Listening to the siren song of more, we are deaf to the still, small voice waiting in our soul to whisper, ‘You’re enough’.
( Julia Cameron, The Artist's Way)
Personally, I prefer to take the edge off the jeopardy by recalibrating the exhibition experience in terms of ‘sharing’. It’s something of a semantic shimmy, but for me, a slight blurring of the harsh artist/audience duality into a participatory dialogue can encourage more creative outcomes than the binary like/dislike judgements commonly at play. Creativity begetting creativity perhaps – a consciously nurtured, less polarised win/win for all concerned… but primarily for me. ‘Sharing’ rather than simply presenting outcomes helps prevent me from being adversely swayed or distracted by any critique that may arise, perhaps even evoking a protective layer around my most intimate inner dialogue – the source of the whole process. The exhibiting artist should evoke vulnerability by necessity but never to the point of losing one’s personal imperative entirely to the seductions of external validation.
Ultimately, the tension between self-importance and the act of exhibiting is a crucible for artistic growth. Let’s face it, without the belief that one’s creative output is worth sharing, very little would be. And while a healthy ego is a vital tool of the artist, the exhibition process also requires a degree of humility and openness to external perspectives once an audience is engaged. It has taught me that my work, once released, takes on a creative life of its own, independent of my initial intentions and self-conceptions. Navigating this dynamic has allowed me to evolve, refining my vision not just in isolation but in dialogue with the world, transforming that youthful, initial self-importance into a more resilient and nuanced understanding of my place within the broader artistic landscape. I can report that it feels good to be part of a cultural lineage.

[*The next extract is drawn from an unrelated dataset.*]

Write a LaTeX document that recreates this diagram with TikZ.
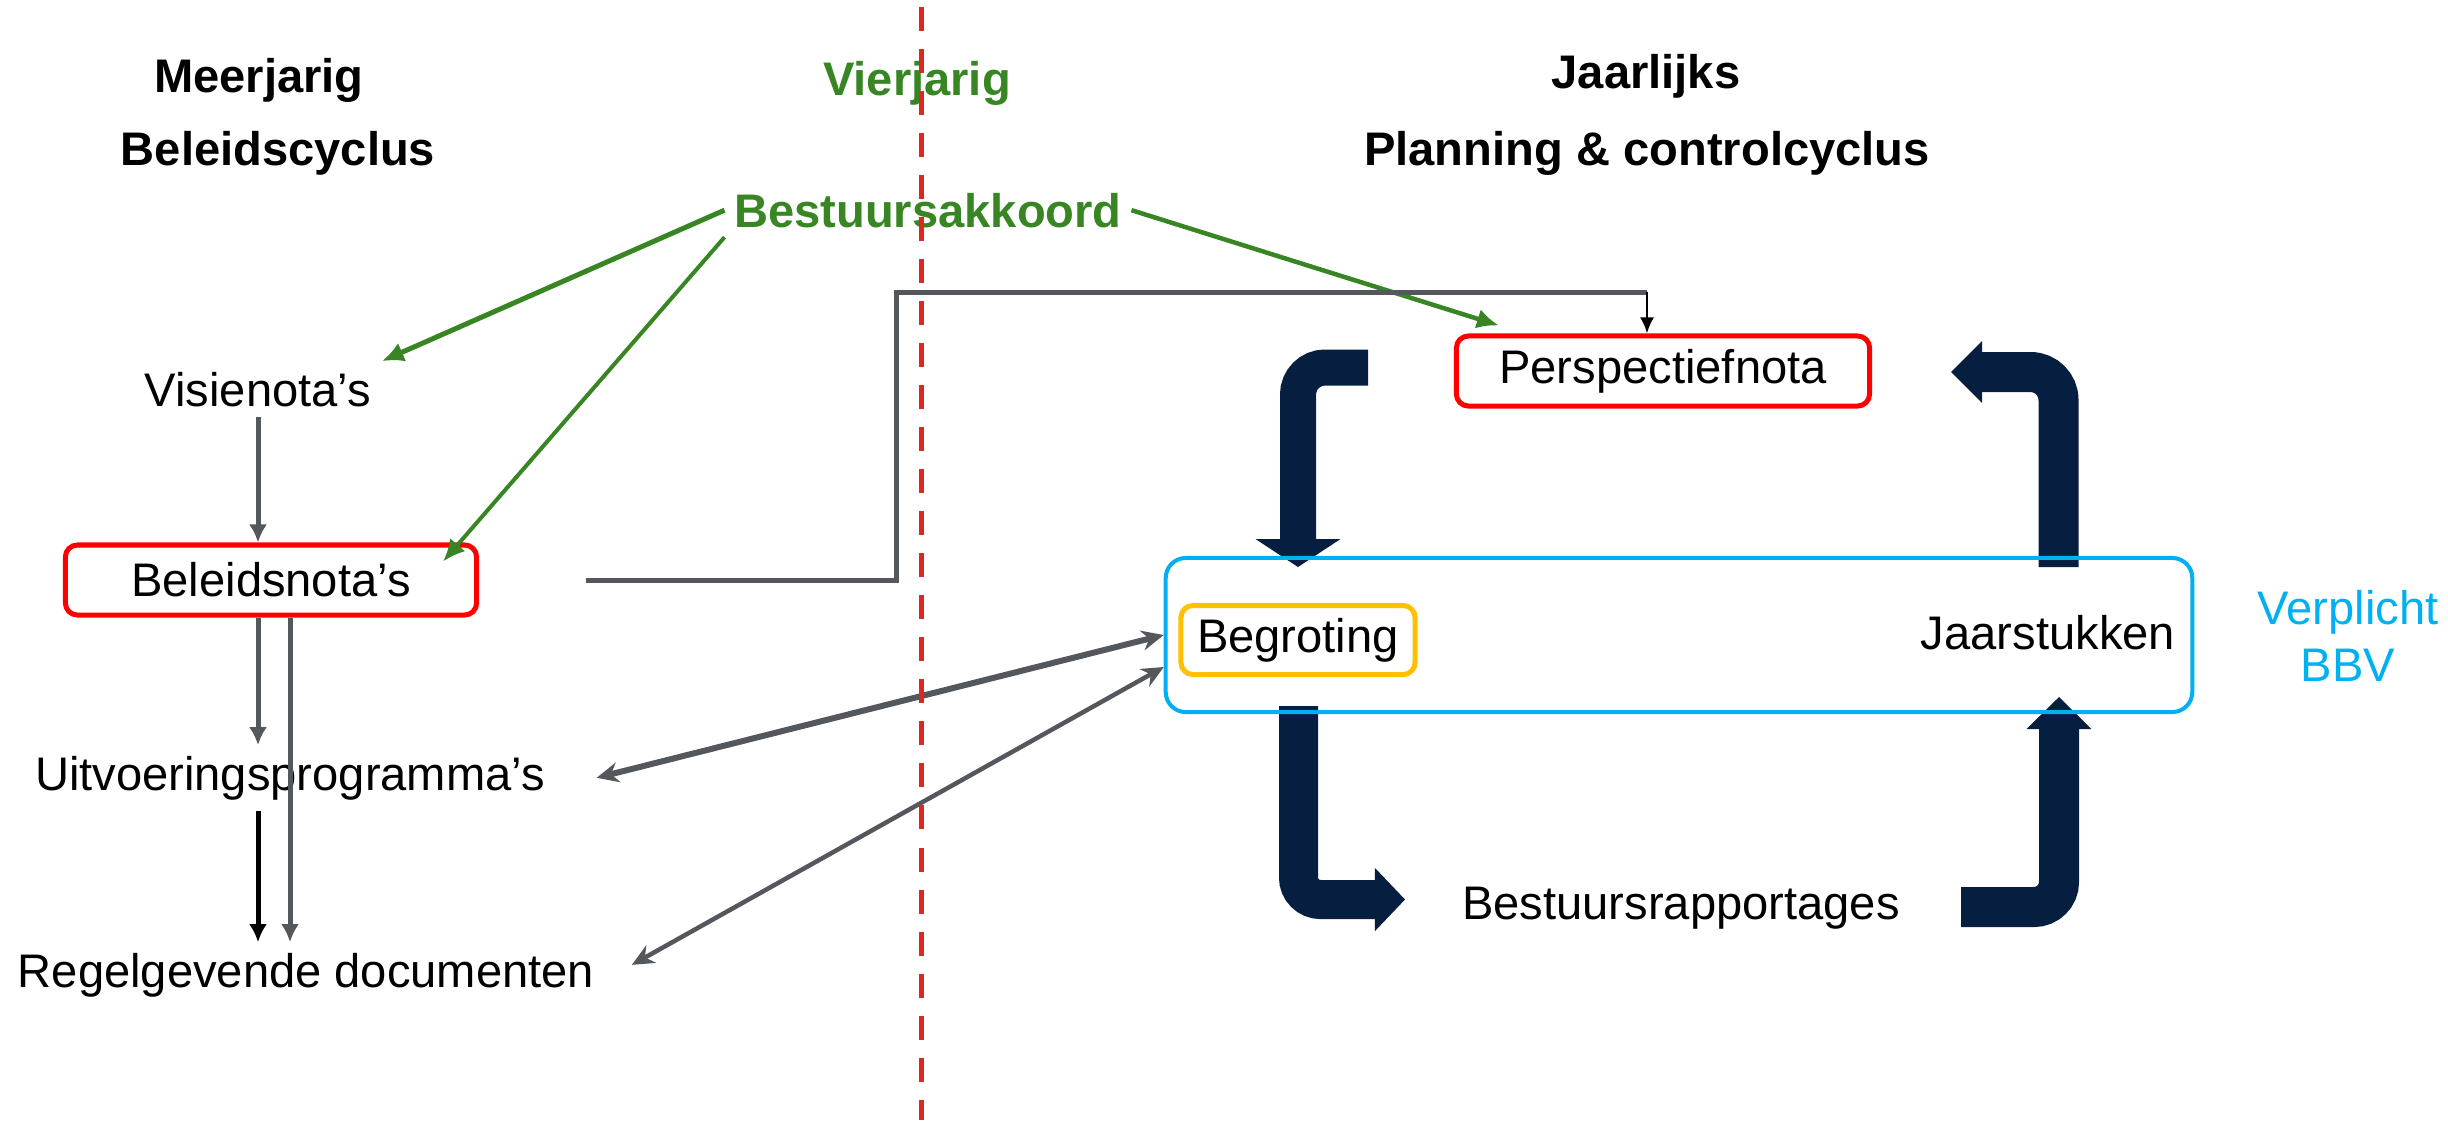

Whether or not we consider ourselves artists, by creatively exploring how we can reconnect our personal responses to our wider self (the reality of our origins) art offers an unlimited variety of potential routes out of the mess our species alone has manifested. Through art’s time-honoured application of symbol and mythology, new stories of redemption can be told, bridges can be built, devastation repaired, health recovered, and division reunited. Art heals.

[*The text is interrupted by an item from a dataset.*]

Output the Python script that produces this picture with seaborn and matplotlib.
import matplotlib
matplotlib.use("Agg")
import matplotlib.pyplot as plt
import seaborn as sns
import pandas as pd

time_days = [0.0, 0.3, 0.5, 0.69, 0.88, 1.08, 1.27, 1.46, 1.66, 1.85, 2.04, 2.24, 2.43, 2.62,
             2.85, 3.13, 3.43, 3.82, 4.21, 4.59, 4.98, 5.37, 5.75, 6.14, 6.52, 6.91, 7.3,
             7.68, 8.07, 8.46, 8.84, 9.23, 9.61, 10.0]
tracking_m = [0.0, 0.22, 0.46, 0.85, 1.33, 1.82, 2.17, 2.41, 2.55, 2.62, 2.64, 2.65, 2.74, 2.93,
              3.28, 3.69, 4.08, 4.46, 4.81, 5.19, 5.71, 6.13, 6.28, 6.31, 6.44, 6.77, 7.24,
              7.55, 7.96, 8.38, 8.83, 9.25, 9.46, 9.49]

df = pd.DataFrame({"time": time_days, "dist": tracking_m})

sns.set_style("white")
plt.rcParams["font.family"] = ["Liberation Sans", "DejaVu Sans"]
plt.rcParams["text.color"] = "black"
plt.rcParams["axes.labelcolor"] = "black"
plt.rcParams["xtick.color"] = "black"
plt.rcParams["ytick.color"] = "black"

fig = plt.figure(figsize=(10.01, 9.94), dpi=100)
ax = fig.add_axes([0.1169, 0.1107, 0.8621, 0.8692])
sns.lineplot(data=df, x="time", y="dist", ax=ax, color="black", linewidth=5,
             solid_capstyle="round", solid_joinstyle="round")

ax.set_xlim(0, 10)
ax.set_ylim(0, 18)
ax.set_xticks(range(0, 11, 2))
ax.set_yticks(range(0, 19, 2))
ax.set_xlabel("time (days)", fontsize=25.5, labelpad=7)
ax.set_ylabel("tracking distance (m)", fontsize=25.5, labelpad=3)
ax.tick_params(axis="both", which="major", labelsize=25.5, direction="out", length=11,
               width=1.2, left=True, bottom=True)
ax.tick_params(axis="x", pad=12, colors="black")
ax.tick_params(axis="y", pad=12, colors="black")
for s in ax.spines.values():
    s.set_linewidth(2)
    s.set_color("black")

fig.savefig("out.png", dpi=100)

Despite the illusions of separation we contrive to create in the modern world, we cannot break our unending connection to everything. After 60 years of unrelenting social and economic privilege, I still, on occasion, feel completely battered. But the wounds received and inflicted are not the only story. There is one to be told of atonement and exaltation in which joy drives the narrative and where love is expressed in every moment of awareness. In this true story, the inviolable, eternal connection between all things remains unbroken.